For One Doctor, Volunteering for Reserves Means Being Close to IDF Soldier Sons

'I was raised to contribute to the state' says the father; 'I serve to be with my boys - it's what led me to volunteer.'

Dr. Eran Tal-Or has volunteered for reserve duty with an Israel Air Force rescue unit for the past eight years. In addition to contributing to the country, his service also bears a personal advantage - it brings him closer to his sons.

Last Wednesday, Tal-Or, who manages the operating room at Haifa's Rambam Medical Center, was called up. He reported to an air force base in the south, where his 20-year-old son serves.

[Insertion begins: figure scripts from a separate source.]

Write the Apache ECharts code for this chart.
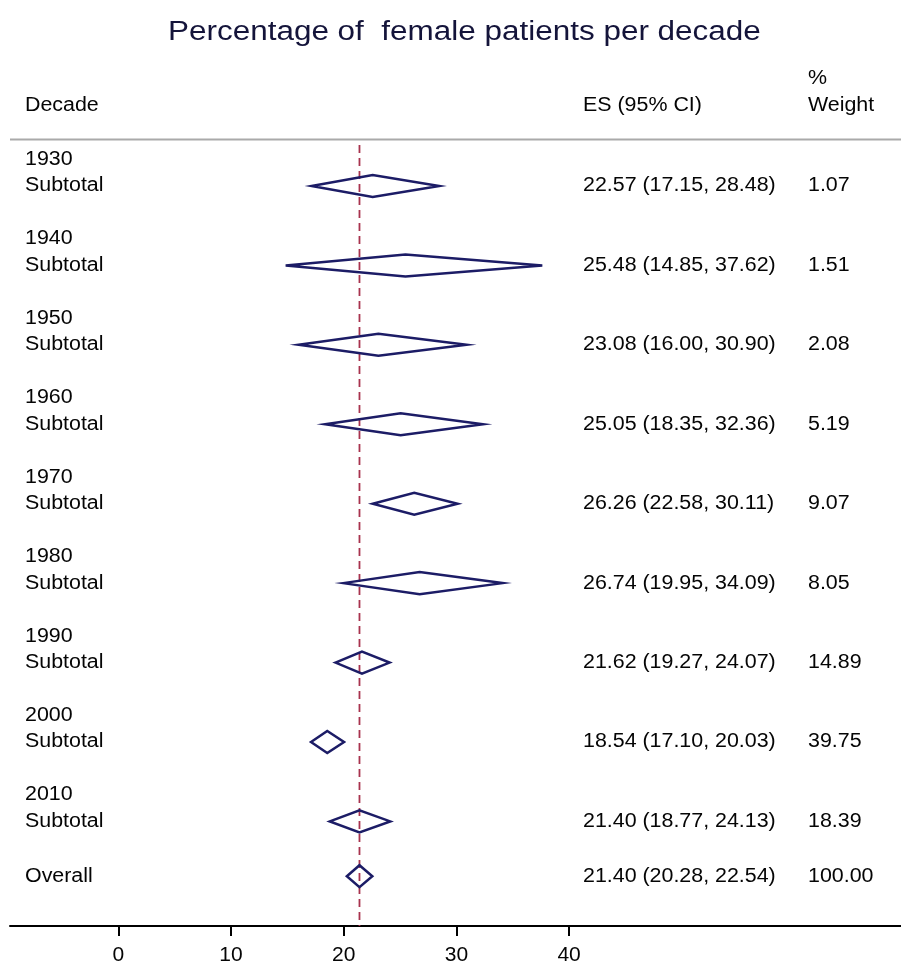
<!DOCTYPE html>
<html>
<head>
<meta charset="utf-8">
<script src="https://cdn.jsdelivr.net/npm/echarts@6/dist/echarts.min.js"></script>
<style>html,body{margin:0;padding:0;background:#fff;}#chart{width:901px;height:966px;}</style>
</head>
<body>
<div id="chart"></div>
<script>
const decades = ['1930','1940','1950','1960','1970','1980','1990','2000','2010'];
const es =    [22.57, 25.48, 23.08, 25.05, 26.26, 26.74, 21.62, 18.54, 21.40];
const lower = [17.15, 14.85, 16.00, 18.35, 22.58, 19.95, 19.27, 17.10, 18.77];
const upper = [28.48, 37.62, 30.90, 32.36, 30.11, 34.09, 24.07, 20.03, 24.13];
const weights = ['1.07','1.51','2.08','5.19','9.07','8.05','14.89','39.75','18.39'];
const overall = {label: 'Overall', es: 21.40, lower: 20.28, upper: 22.54, weight: '100.00'};
const tickValues = [0, 10, 20, 30, 40];
const titleText = 'Percentage of  female patients per decade';

const FONT = '"Liberation Sans", Arial, Helvetica, sans-serif';
const TXT = '#050505';
const NAVY = '#1c1c66';
const fmt = v => v.toFixed(2);

// rows: y in "line" units
const rows = decades.map((d, i) => ({
  year: d, label: 'Subtotal', es: es[i], lower: lower[i], upper: upper[i],
  weight: weights[i], y: 3 * i + 2
}));
rows.push({year: null, label: overall.label, es: overall.es, lower: overall.lower,
  upper: overall.upper, weight: overall.weight, y: 28.07});

const chart = echarts.init(document.getElementById('chart'), null, {renderer: 'canvas'});

const COL_LABEL = 25, COL_ES = 583, COL_W = 808;
const BODY_SIZE = 20;
const BODY_SCALE = 1.07;
const bodyFont = BODY_SIZE + 'px ' + FONT;

function headText(x, y, t) {
  return {type: 'text', x: x, y: y, scaleX: BODY_SCALE,
    style: {text: t, font: bodyFont, fill: TXT, verticalAlign: 'middle'}};
}

chart.setOption({
  animation: false,
  backgroundColor: '#ffffff',
  grid: {left: 10, right: 0, top: 133, bottom: 40},
  xAxis: {
    type: 'value', min: -9.61, max: 69.45, position: 'bottom',
    axisLine: {show: true, onZero: false, lineStyle: {color: '#000', width: 2}},
    axisTick: {show: true, customValues: tickValues, length: 10, lineStyle: {color: '#000', width: 2}},
    axisLabel: {show: true, customValues: tickValues, margin: 19, fontFamily: FONT, fontSize: 21, color: TXT},
    splitLine: {show: false}
  },
  yAxis: {
    type: 'value', min: 0, max: 29.95, inverse: true, show: false,
    splitLine: {show: false}
  },
  graphic: [
    {type: 'text', x: 168, y: 33, scaleX: 1.165,
     style: {text: titleText, font: '27px ' + FONT, fill: '#14143a', verticalAlign: 'middle'}},
    {type: 'line', shape: {x1: 10, y1: 139.5, x2: 901, y2: 139.5}, style: {stroke: '#aaaaaa', lineWidth: 2}},
    headText(COL_LABEL, 105, 'Decade'),
    headText(COL_ES, 105, 'ES (95% CI)'),
    headText(COL_W, 78, '%'),
    headText(COL_W, 105, 'Weight')
  ],
  series: [
    {
      type: 'line',
      data: [[overall.es, 0.45], [overall.es, 29.95]],
      symbol: 'none',
      lineStyle: {color: '#a8334e', width: 1.8, type: [8, 5]},
      z: 1
    },
    {
      type: 'custom',
      coordinateSystem: 'cartesian2d',
      clip: false,
      z: 3,
      data: rows.map(r => [r.lower, r.es, r.upper, r.y]),
      renderItem: function (params, api) {
        const r = rows[params.dataIndex];
        const pl = api.coord([r.lower, r.y]);
        const pc = api.coord([r.es, r.y]);
        const pu = api.coord([r.upper, r.y]);
        const yUp = api.coord([r.es, r.y - 1]);
        const h = 11;
        const yc = pc[1];
        const t = (x, y, s) => ({type: 'text', x: x, y: y, scaleX: BODY_SCALE,
          style: {text: s, font: bodyFont, fill: TXT, verticalAlign: 'middle'}});
        const children = [
          {type: 'polygon', shape: {points: [[pl[0], yc], [pc[0], yc - h], [pu[0], yc], [pc[0], yc + h]]},
           style: {fill: 'none', stroke: NAVY, lineWidth: 2.5, lineJoin: 'miter'}},
          t(COL_LABEL, yc, r.label),
          t(COL_ES, yc, fmt(r.es) + ' (' + fmt(r.lower) + ', ' + fmt(r.upper) + ')'),
          t(COL_W, yc, r.weight)
        ];
        if (r.year) children.push(t(COL_LABEL, yUp[1], r.year));
        return {type: 'group', children: children};
      }
    }
  ]
});
</script>
</body>
</html>
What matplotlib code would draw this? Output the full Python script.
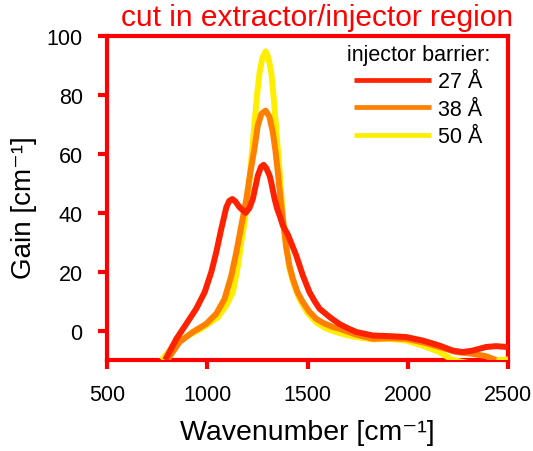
import matplotlib
matplotlib.use('Agg')
import matplotlib.pyplot as plt

plt.rcParams['font.family'] = ['Liberation Sans', 'DejaVu Sans']

# Daten
wn_27 = [790, 846, 896, 945, 987, 1020, 1045, 1070, 1095, 1110, 1125, 1140, 1161,
         1191, 1210, 1227, 1252, 1268, 1281, 1295, 1311, 1319, 1336, 1350, 1361,
         1377, 1402, 1420, 1444, 1477, 1510, 1535, 1560, 1610, 1659, 1700, 1743,
         1826, 1909, 1992, 2075, 2158, 2224, 2274, 2324, 2390, 2440, 2500]
gain_27 = [-10, -2.8, 2.3, 7.4, 13, 19.8, 26.6, 34.5, 41.8, 44, 44.6, 43.8, 41.8,
           39.9, 41.5, 44.6, 52.5, 55.5, 56.2, 55, 52.5, 50.3, 44.6, 41, 39,
           35.6, 32.5, 29.5, 25.4, 18.6, 13, 10, 7.4, 4.6, 2.2, 0.8, -0.5,
           -1.7, -1.9, -2.2, -3.4, -5.1, -6.8, -7.3, -6.8, -5.6, -5.3, -5.6]

wn_38 = [800, 862, 928, 995, 1045, 1086, 1120, 1145, 1170, 1195, 1215, 1236,
         1252, 1270, 1291, 1310, 1327, 1340, 1352, 1365, 1377, 1394, 1410, 1427,
         1450, 1477, 1510, 1543, 1580, 1626, 1659, 1743, 1826, 1909, 1992, 2075,
         2158, 2241, 2324, 2390, 2440]
gain_38 = [-10, -3.9, -0.5, 2.3, 5.7, 10.7, 18.6, 26.6, 35.6, 44.6, 53.7, 62,
           69.5, 73.5, 74.6, 72.5, 67.3, 61, 53.7, 45, 37.9, 28, 22, 17.5,
           13, 9.6, 6.3, 4, 2.5, 1.2, 0.6, -1.4, -2.8, -2.6, -2.8, -4,
           -5.6, -7.3, -7.9, -8.7, -10]

wn_50 = [772, 840, 904, 970, 1053, 1095, 1128, 1153, 1170, 1186, 1205, 1220,
         1236, 1250, 1261, 1275, 1291, 1305, 1319, 1330, 1341, 1361, 1380, 1410,
         1435, 1460, 1500, 1543, 1590, 1643, 1700, 1743, 1826, 1909, 1992, 2075,
         2158, 2224, 2300, 2420, 2455, 2500]
gain_50 = [-10, -4.5, -1.7, 0.6, 4.5, 8.5, 13, 22, 30, 36.7, 47, 58,
           70.6, 81, 87.6, 92.5, 94.7, 92.5, 87.6, 80, 70.6, 53.7, 36, 20.9,
           15, 10.7, 6, 2.8, 0.8, -0.5, -1.6, -2.2, -3, -2.8, -3.4, -5.1,
           -7.3, -10, -11, -11, -10, -9.8]

labels = ['27 Å', '38 Å', '50 Å']
colors = ['#ff2200', '#ff8000', '#ffee00']

fig = plt.figure(figsize=(5.33, 4.52), dpi=100)
ax = fig.add_axes([0.2008, 0.2013, 0.7523, 0.7175])

# gelb zuerst, rot oben
l50, = ax.plot(wn_50, gain_50, color=colors[2], lw=4.3, zorder=3, solid_capstyle='butt',
               solid_joinstyle='round')
l38, = ax.plot(wn_38, gain_38, color=colors[1], lw=4.3, zorder=4, solid_capstyle='butt',
               solid_joinstyle='round')
l27, = ax.plot(wn_27, gain_27, color=colors[0], lw=4.3, zorder=5, solid_capstyle='butt',
               solid_joinstyle='round')

ax.set_xlim(500, 2500)
ax.set_ylim(-10, 100)
ax.set_xticks([500, 1000, 1500, 2000, 2500])
ax.set_yticks([0, 20, 40, 60, 80, 100])

for s in ax.spines.values():
    s.set_color('red')
    s.set_linewidth(3)
ax.tick_params(direction='out', length=6.5, width=3, color='red',
               labelsize=15.5, labelcolor='black', pad=11)

ax.set_xlabel('Wavenumber [cm⁻¹]', fontsize=20.5, labelpad=10)
ax.set_ylabel('Gain [cm⁻¹]', fontsize=20)
ax.yaxis.set_label_coords(-0.175, 0.472)

leg = ax.legend([l27, l38, l50], labels, title='injector barrier:', loc='upper right',
                bbox_to_anchor=(0.955, 0.975), frameon=False, fontsize=15.5,
                title_fontsize=15.5, handlelength=3.6, borderpad=0, borderaxespad=0,
                labelspacing=0.3, handletextpad=0.33)
for ln in leg.get_lines():
    ln.set_linewidth(3.4)

fig.text(0.962, 0.96, 'cut in extractor/injector region', color='red',
         fontsize=21.5, ha='right', va='center')

plt.savefig('out.png', dpi=100)
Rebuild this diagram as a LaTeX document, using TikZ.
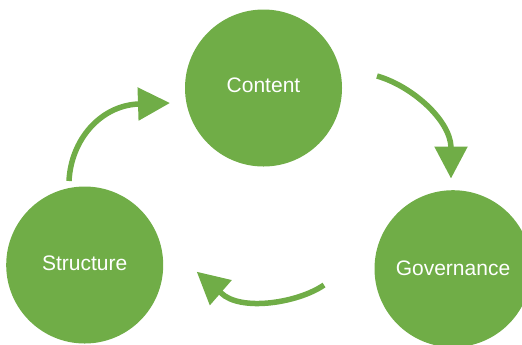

"He waited for me, he knew I was coming," said Dr. Tal-Or. His son was stationed at the base a year and a half ago, and is currently involved in the fighting in Gaza.

His older son, Yair, served in the air force rescue unit but has finished his service.

"Every year I do reserve duty, and the kids are used to it. With the older son, I would come to the base on weekends, we'd have dinner together. All my friends know I serve to be with my boys - it's what led me to volunteer, and the kids look forward to my reserve duty and enjoy it," he said.

Since reporting last week, he has managed to participate in operational activities, but not with his son.

"The air force doesn't let me do that," he said, adding that he is less concerned for his son's safety while near him on the base, than when he is far away at home.

"I see him every day, I talk to him. He's under my watch," he explained.

The Tal-Or family has a long affiliation with the air force. Dr. Tal-Or's father, Capt. Yair Teller, was killed in military service in 1960, when Tal-Or was only four years old.

When he turned 18, Dr. Tal-Or followed in his father's footsteps and joined the rescue unit.

"At home, I was raised to contribute to the state. My colleagues at the hospital say I'm crazy, but those are the values on which I was raised," he said.